Heidi will insert strategies for efficient stitching, ways to balance abstraction and precision, and will guide students in riding the line between personal and public. A Diary Quilt can reframe the past, record the present, and represent dreams for the future. Different from a memoir, diaries are tools, holders of secrets, and spaces for play.
Heidi’s clear, yet gentle teaching style allows students to follow their own pace, reflect, intuit, and ultimately: create their own unique quilt top. On the morning of our final class together, we will make plans for quilting and discuss strategy around quilting style, thread color, and overall layout.
Participants will receive a surprise sewing kit personally curated by Heidi!
**If a student needs a refund after they have received the PDF for Framed Quilts or Diary Quilting, they should still be charged the $85 value of the pdf content.
Supplies Checklist:
You can see all of my favorite supplies on my website. For this class, you’ll need:
Needle, I like Dritz milliners
Thread that fits with the needle, I like DMC pearl size 8
A pulling thimble or gripper (I LOVE the Little House Needle Gripper Silicone Thimble, which I purchase from Snuggly Monkey. Use this $5 discount code from me.)
A pushing thimble, to protect your fingers while sewing (I LOVE the Clover Protect and Grip Thimble, which is in my Amazon Shop)
A large solid piece of base fabric to applique on. I often use a 5x5’ piece of unbleached muslin in a large width, but you can use any size from 2x2’ to 7x7’. Any color will work. If using a print, I’d stick towards something subtle. Be careful with bedsheets, since they can be pretty hard to sew through if they have a high thread count. If desired, students can bring a few options and decide on their base in class.

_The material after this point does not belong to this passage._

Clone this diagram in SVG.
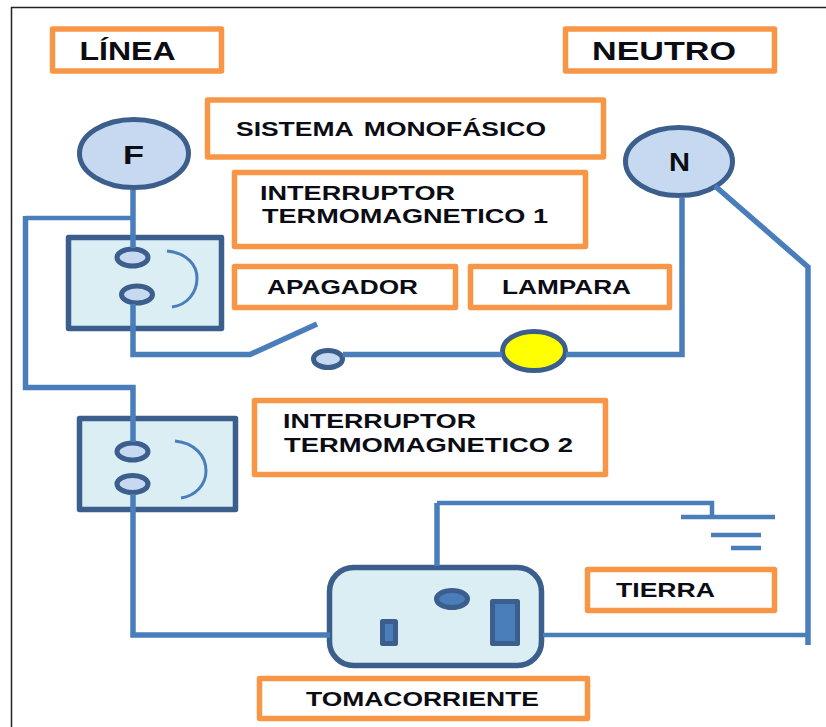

Bring a fabric to share with the class, pre-cut into 17 pieces so that we can divide it up and document our class community in our quilts. This could be a yard of fabric, a square foot of fabric, a handkerchief, a garment, a print, hand dye, lace, ribbon, or anything that you’re willing to part with.
Additional fabric to applique with, items with histories like clothing or domestic textiles are great. Dyed fabric also tells a potent story. Natural fibers (especially cotton) are the easiest to work with, but anything will work.
Scissors
Pins: straight and/or applique
A couple safety pins
An embroidery hoop, any size will work, but ideally 4”, 6”, and 10”
Additional Optional Supplies:
Needle threader
Rotary and mat cutter
Cardboard, thin from a cereal box
Tissue paper, repurposed from gift wrap is fine
Aluminum foil
A marking tool, like a hera marker for pressing a crease/mark into your fabric, an air erasable pen, or chalk
A sewing machine and related thread and tools. I’ll demo a couple things, but it isn’t a ‘must.’ (If you’re already skillful with a machine, or prefer a machine, you’ll really like this option!)
About Heidi Parkes: Before Heidi Parkes was born in Chicago, IL in 1982, her grandmother organized a collaborative family quilt to commemorate her birth. This set the tone for a life centered on the handmade- raised in a home where sewing, mending, cooking, canning, woodworking, photography, ceramics, painting, and plasterwork were the norm.
Now based in Milwaukee, her quilting and mending celebrate the hand, and her works tug at memories and shared experience. Often using specific textiles, like an heirloom tablecloth, bed sheet, or cloth teabag, Heidi adds subtle meaning and material memory from the start. Ever curious, she works with a variety of quilting techniques including visible hand piecing and knots, improvisation, patchwork, and applique. Heidi pursues her passion for teaching by lecturing and leading workshops, and shares her creative process with thousands on Instagram. Heidi has exhibited in art and textile museums across the country and was an Artist in Residence at Milwaukee’s Lake Park through the ARTservancy with Gallery 224 in fall 2020-21. Additionally, Heidi lives a handmade lifestyle, sewing her own clothes, fermenting, eating from pottery she made a decade ago, and practicing hand yoga, which she shares with other creatives on her YouTube channel.